- _DIRECTIVE_
Write out the full listing exactly as given, minus the images.
________________
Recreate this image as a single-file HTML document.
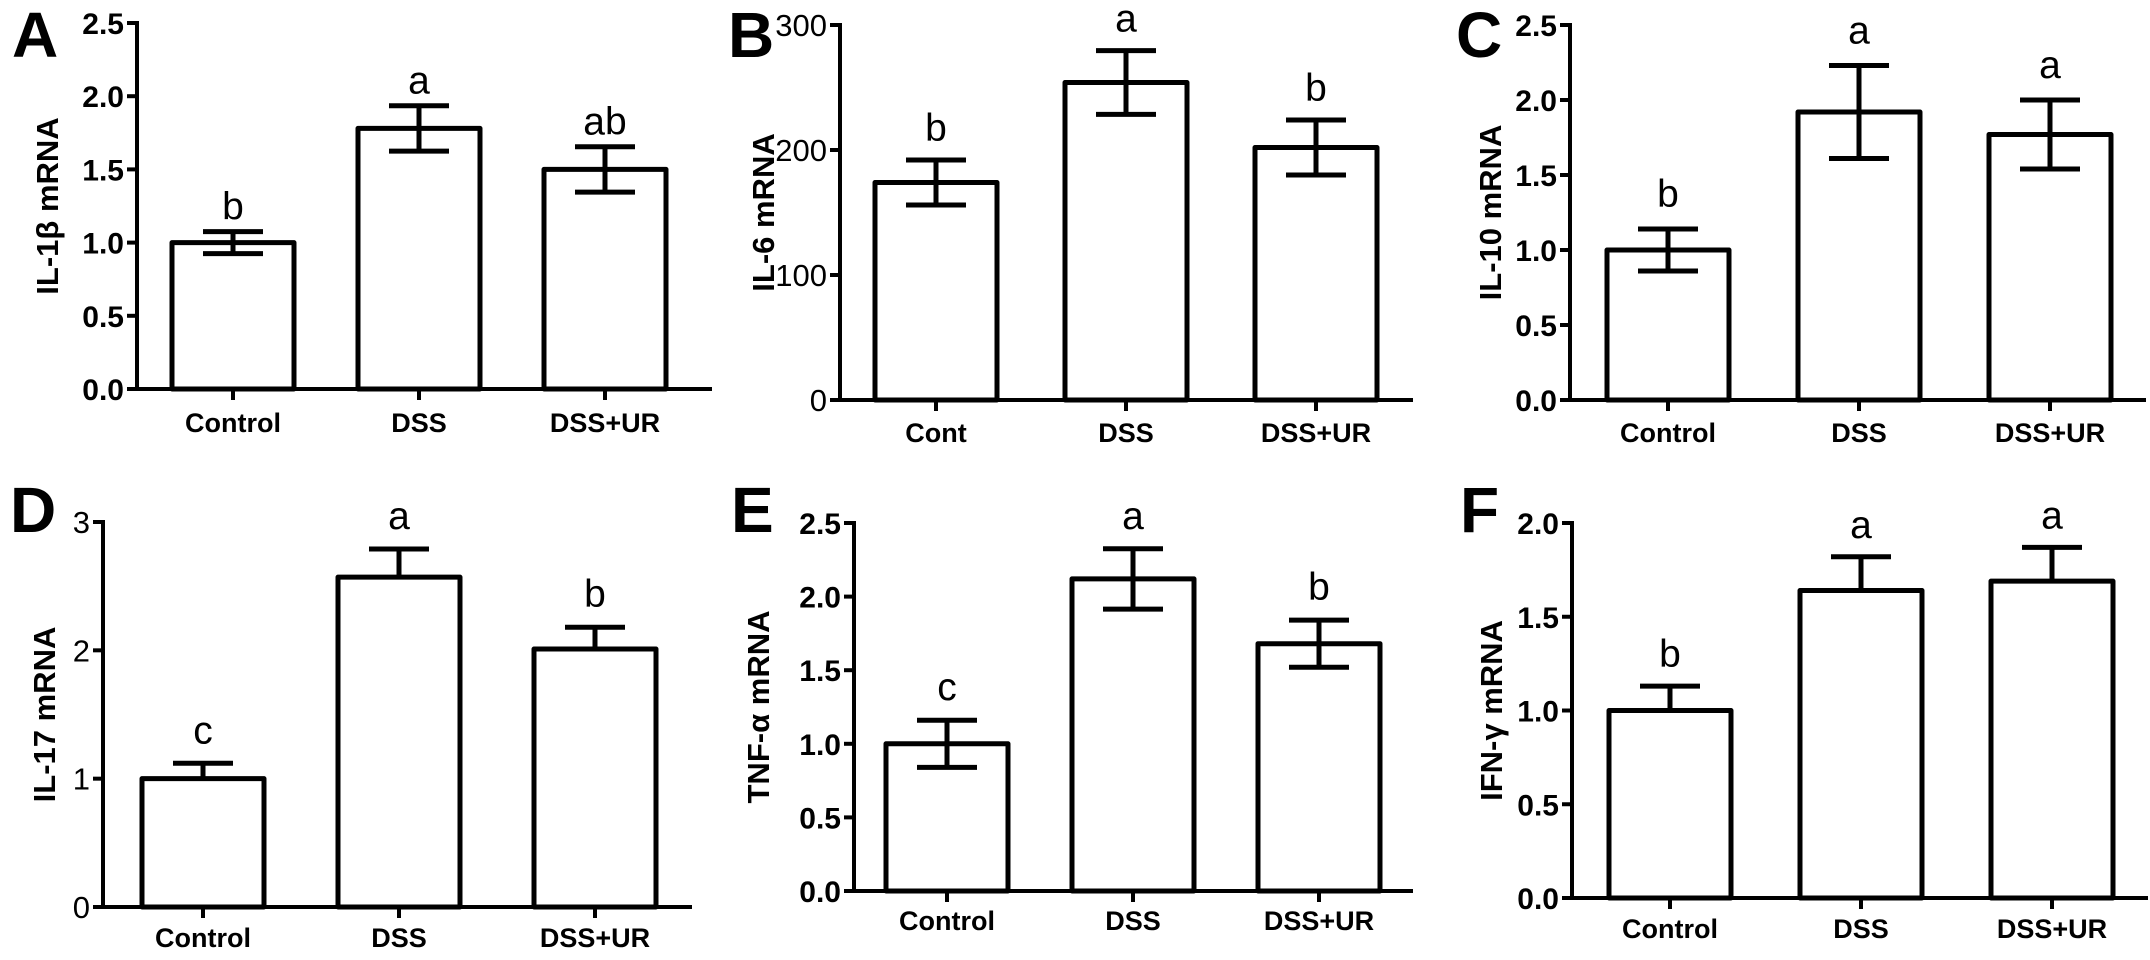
<!DOCTYPE html>
<html><head><meta charset="utf-8"><style>
html,body{margin:0;padding:0;background:#fff;}
svg{display:block;font-family:"Liberation Sans",Arial,sans-serif;}
</style></head><body>
<svg id="fig" width="2150" height="960" viewBox="0 0 2150 960"></svg>
<script>
const categories = ["Control","DSS","DSS+UR"];
const categoriesB = ["Cont","DSS","DSS+UR"];
const valuesA = [1.00, 1.78, 1.50];
const errorsA = [0.075, 0.155, 0.155];
const lettersA = ["b","a","ab"];
const ticksA = ["0.0","0.5","1.0","1.5","2.0","2.5"];
const valuesB = [174, 254, 202];
const errorsB = [18, 25.5, 22];
const lettersB = ["b","a","b"];
const ticksB = ["0","100","200","300"];
const valuesC = [1.00, 1.92, 1.77];
const errorsC = [0.14, 0.31, 0.23];
const lettersC = ["b","a","a"];
const ticksC = ["0.0","0.5","1.0","1.5","2.0","2.5"];
const valuesD = [1.00, 2.57, 2.01];
const errorsD = [0.12, 0.22, 0.17];
const lettersD = ["c","a","b"];
const ticksD = ["0","1","2","3"];
const valuesE = [1.00, 2.12, 1.68];
const errorsE = [0.16, 0.205, 0.16];
const lettersE = ["c","a","b"];
const ticksE = ["0.0","0.5","1.0","1.5","2.0","2.5"];
const valuesF = [1.00, 1.64, 1.69];
const errorsF = [0.13, 0.18, 0.18];
const lettersF = ["b","a","a"];
const ticksF = ["0.0","0.5","1.0","1.5","2.0"];

const NS = "http://www.w3.org/2000/svg";
const svg = document.getElementById("fig");
function mk(tag, attrs, parent){
  const e = document.createElementNS(NS, tag);
  for (const k in attrs) e.setAttribute(k, attrs[k]);
  (parent||svg).appendChild(e);
  return e;
}

const panels = [
 {id:"a", letter:"A", lx:12, ly:57, title:"IL-1\u03b2 mRNA", tx:58, ax:137, y0:389, yTop:23, yMax:2.5, xEnd:712, c0:96, sp:186, bold:true, both:true, gap:12, labY:432, cats:categories, vals:valuesA, errs:errorsA, lets:lettersA, ticks:ticksA},
 {id:"b", letter:"B", lx:728, ly:57, title:"IL-6 mRNA", tx:774, ax:840, y0:400, yTop:25, yMax:300, xEnd:1413, c0:96, sp:190, bold:false, both:true, gap:19, labY:442, cats:categoriesB, vals:valuesB, errs:errorsB, lets:lettersB, ticks:ticksB},
 {id:"c", letter:"C", lx:1456, ly:57, title:"IL-10 mRNA", tx:1501, ax:1570, y0:400, yTop:25, yMax:2.5, xEnd:2146, c0:98, sp:191, bold:true, both:true, gap:22, labY:442, cats:categories, vals:valuesC, errs:errorsC, lets:lettersC, ticks:ticksC},
 {id:"d", letter:"D", lx:10, ly:532, title:"IL-17 mRNA", tx:55, ax:103, y0:907, yTop:522, yMax:3, xEnd:692, c0:100, sp:196, bold:false, both:false, gap:20, labY:947, cats:categories, vals:valuesD, errs:errorsD, lets:lettersD, ticks:ticksD},
 {id:"e", letter:"E", lx:731, ly:532, title:"TNF-\u03b1 mRNA", tx:769, ax:854, y0:891, yTop:523, yMax:2.5, xEnd:1413, c0:93, sp:186, bold:true, both:true, gap:20, labY:930, cats:categories, vals:valuesE, errs:errorsE, lets:lettersE, ticks:ticksE},
 {id:"f", letter:"F", lx:1460, ly:532, title:"IFN-\u03b3 mRNA", tx:1502, ax:1572, y0:898, yTop:523, yMax:2.0, xEnd:2148, c0:98, sp:191, bold:true, both:false, gap:19, labY:938, cats:categories, vals:valuesF, errs:errorsF, lets:lettersF, ticks:ticksF}
];

panels.forEach(p => {
  const g = mk("g", {});
  
  
  const y = v => p.y0 - (v / p.yMax) * (p.y0 - p.yTop);
  const x = i => p.ax + p.c0 + i * p.sp;

  const L = mk("text", {x:p.lx, y:p.ly, "font-size":64, "font-weight":"bold", fill:"#000"}, g);
  L.textContent = p.letter;
  
  

  const cy = (p.y0 + p.yTop) / 2;
  const T = mk("text", {x:p.tx, y:cy, "font-size":31, "font-weight":"bold", "text-anchor":"middle", transform:`rotate(-90 ${p.tx} ${cy})`}, g);
  T.textContent = p.title;
  
  

  p.vals.forEach((v, i) => {
    const bw = 122;
    const r = mk("rect", {x:x(i)-bw/2, y:y(v), width:bw, height:p.y0 - y(v), fill:"#fff", stroke:"#000", "stroke-width":5, "stroke-linejoin":"round"}, g);
    
    
    const e = p.errs[i];
    const hi = y(v + e), lo = p.both ? y(v - e) : y(v);
    const eg = mk("g", {stroke:"#000", "stroke-width":5}, g);
    
    
    mk("line", {x1:x(i), x2:x(i), y1:hi, y2:lo}, eg);
    mk("line", {x1:x(i)-30, x2:x(i)+30, y1:hi, y2:hi}, eg);
    if (p.both) mk("line", {x1:x(i)-30, x2:x(i)+30, y1:lo, y2:lo}, eg);
    const t = mk("text", {x:x(i), y:hi - p.gap, "font-size":39, "text-anchor":"middle"}, g);
    t.textContent = p.lets[i];
    
    
    const tk = mk("line", {x1:x(i), x2:x(i), y1:p.y0, y2:p.y0 + 11, stroke:"#000", "stroke-width":4}, g);
    
    
    const cl = mk("text", {x:x(i), y:p.labY, "font-size":27, "font-weight":"bold", "text-anchor":"middle"}, g);
    cl.textContent = p.cats[i];
    
    
  });

  const ya = mk("line", {x1:p.ax, x2:p.ax, y1:p.yTop - 2, y2:p.y0 + 2, stroke:"#000", "stroke-width":4}, g);
  
  
  const xa = mk("line", {x1:p.ax - 2, x2:p.xEnd, y1:p.y0, y2:p.y0, stroke:"#000", "stroke-width":4}, g);
  
  

  p.ticks.forEach(s => {
    const v = parseFloat(s), ty = y(v);
    const tl = mk("line", {x1:p.ax - 10, x2:p.ax, y1:ty, y2:ty, stroke:"#000", "stroke-width":4}, g);
    
    
    const tt = mk("text", {x:p.ax - 13, y:ty + 11, "font-size":p.bold ? 30 : 31, "font-weight":p.bold ? "bold" : "normal", "text-anchor":"end"}, g);
    tt.textContent = s;
    
    
  });
});
</script>
</body></html>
________________
- _SOLUTION TO THE PROBLEM_
Recreate this image as a single-file HTML document.
<!DOCTYPE html>
<html><head><meta charset="utf-8"><style>
html,body{margin:0;padding:0;background:#fff;}
svg{display:block;font-family:"Liberation Sans",Arial,sans-serif;}
</style></head><body>
<svg id="fig" width="2150" height="960" viewBox="0 0 2150 960"></svg>
<script>
const categories = ["Control","DSS","DSS+UR"];
const categoriesB = ["Cont","DSS","DSS+UR"];
const valuesA = [1.00, 1.78, 1.50];
const errorsA = [0.075, 0.155, 0.155];
const lettersA = ["b","a","ab"];
const ticksA = ["0.0","0.5","1.0","1.5","2.0","2.5"];
const valuesB = [174, 254, 202];
const errorsB = [18, 25.5, 22];
const lettersB = ["b","a","b"];
const ticksB = ["0","100","200","300"];
const valuesC = [1.00, 1.92, 1.77];
const errorsC = [0.14, 0.31, 0.23];
const lettersC = ["b","a","a"];
const ticksC = ["0.0","0.5","1.0","1.5","2.0","2.5"];
const valuesD = [1.00, 2.57, 2.01];
const errorsD = [0.12, 0.22, 0.17];
const lettersD = ["c","a","b"];
const ticksD = ["0","1","2","3"];
const valuesE = [1.00, 2.12, 1.68];
const errorsE = [0.16, 0.205, 0.16];
const lettersE = ["c","a","b"];
const ticksE = ["0.0","0.5","1.0","1.5","2.0","2.5"];
const valuesF = [1.00, 1.64, 1.69];
const errorsF = [0.13, 0.18, 0.18];
const lettersF = ["b","a","a"];
const ticksF = ["0.0","0.5","1.0","1.5","2.0"];

const NS = "http://www.w3.org/2000/svg";
const svg = document.getElementById("fig");
function mk(tag, attrs, parent){
  const e = document.createElementNS(NS, tag);
  for (const k in attrs) e.setAttribute(k, attrs[k]);
  (parent||svg).appendChild(e);
  return e;
}

const panels = [
 {id:"a", letter:"A", lx:12, ly:57, title:"IL-1\u03b2 mRNA", tx:58, ax:137, y0:389, yTop:23, yMax:2.5, xEnd:712, c0:96, sp:186, bold:true, both:true, gap:12, labY:432, cats:categories, vals:valuesA, errs:errorsA, lets:lettersA, ticks:ticksA},
 {id:"b", letter:"B", lx:728, ly:57, title:"IL-6 mRNA", tx:774, ax:840, y0:400, yTop:25, yMax:300, xEnd:1413, c0:96, sp:190, bold:false, both:true, gap:19, labY:442, cats:categoriesB, vals:valuesB, errs:errorsB, lets:lettersB, ticks:ticksB},
 {id:"c", letter:"C", lx:1456, ly:57, title:"IL-10 mRNA", tx:1501, ax:1570, y0:400, yTop:25, yMax:2.5, xEnd:2146, c0:98, sp:191, bold:true, both:true, gap:22, labY:442, cats:categories, vals:valuesC, errs:errorsC, lets:lettersC, ticks:ticksC},
 {id:"d", letter:"D", lx:10, ly:532, title:"IL-17 mRNA", tx:55, ax:103, y0:907, yTop:522, yMax:3, xEnd:692, c0:100, sp:196, bold:false, both:false, gap:20, labY:947, cats:categories, vals:valuesD, errs:errorsD, lets:lettersD, ticks:ticksD},
 {id:"e", letter:"E", lx:731, ly:532, title:"TNF-\u03b1 mRNA", tx:769, ax:854, y0:891, yTop:523, yMax:2.5, xEnd:1413, c0:93, sp:186, bold:true, both:true, gap:20, labY:930, cats:categories, vals:valuesE, errs:errorsE, lets:lettersE, ticks:ticksE},
 {id:"f", letter:"F", lx:1460, ly:532, title:"IFN-\u03b3 mRNA", tx:1502, ax:1572, y0:898, yTop:523, yMax:2.0, xEnd:2148, c0:98, sp:191, bold:true, both:false, gap:19, labY:938, cats:categories, vals:valuesF, errs:errorsF, lets:lettersF, ticks:ticksF}
];

panels.forEach(p => {
  const g = mk("g", {});
  
  
  const y = v => p.y0 - (v / p.yMax) * (p.y0 - p.yTop);
  const x = i => p.ax + p.c0 + i * p.sp;

  const L = mk("text", {x:p.lx, y:p.ly, "font-size":64, "font-weight":"bold", fill:"#000"}, g);
  L.textContent = p.letter;
  
  

  const cy = (p.y0 + p.yTop) / 2;
  const T = mk("text", {x:p.tx, y:cy, "font-size":31, "font-weight":"bold", "text-anchor":"middle", transform:`rotate(-90 ${p.tx} ${cy})`}, g);
  T.textContent = p.title;
  
  

  p.vals.forEach((v, i) => {
    const bw = 122;
    const r = mk("rect", {x:x(i)-bw/2, y:y(v), width:bw, height:p.y0 - y(v), fill:"#fff", stroke:"#000", "stroke-width":5, "stroke-linejoin":"round"}, g);
    
    
    const e = p.errs[i];
    const hi = y(v + e), lo = p.both ? y(v - e) : y(v);
    const eg = mk("g", {stroke:"#000", "stroke-width":5}, g);
    
    
    mk("line", {x1:x(i), x2:x(i), y1:hi, y2:lo}, eg);
    mk("line", {x1:x(i)-30, x2:x(i)+30, y1:hi, y2:hi}, eg);
    if (p.both) mk("line", {x1:x(i)-30, x2:x(i)+30, y1:lo, y2:lo}, eg);
    const t = mk("text", {x:x(i), y:hi - p.gap, "font-size":39, "text-anchor":"middle"}, g);
    t.textContent = p.lets[i];
    
    
    const tk = mk("line", {x1:x(i), x2:x(i), y1:p.y0, y2:p.y0 + 11, stroke:"#000", "stroke-width":4}, g);
    
    
    const cl = mk("text", {x:x(i), y:p.labY, "font-size":27, "font-weight":"bold", "text-anchor":"middle"}, g);
    cl.textContent = p.cats[i];
    
    
  });

  const ya = mk("line", {x1:p.ax, x2:p.ax, y1:p.yTop - 2, y2:p.y0 + 2, stroke:"#000", "stroke-width":4}, g);
  
  
  const xa = mk("line", {x1:p.ax - 2, x2:p.xEnd, y1:p.y0, y2:p.y0, stroke:"#000", "stroke-width":4}, g);
  
  

  p.ticks.forEach(s => {
    const v = parseFloat(s), ty = y(v);
    const tl = mk("line", {x1:p.ax - 10, x2:p.ax, y1:ty, y2:ty, stroke:"#000", "stroke-width":4}, g);
    
    
    const tt = mk("text", {x:p.ax - 13, y:ty + 11, "font-size":p.bold ? 30 : 31, "font-weight":p.bold ? "bold" : "normal", "text-anchor":"end"}, g);
    tt.textContent = s;
    
    
  });
});
</script>
</body></html>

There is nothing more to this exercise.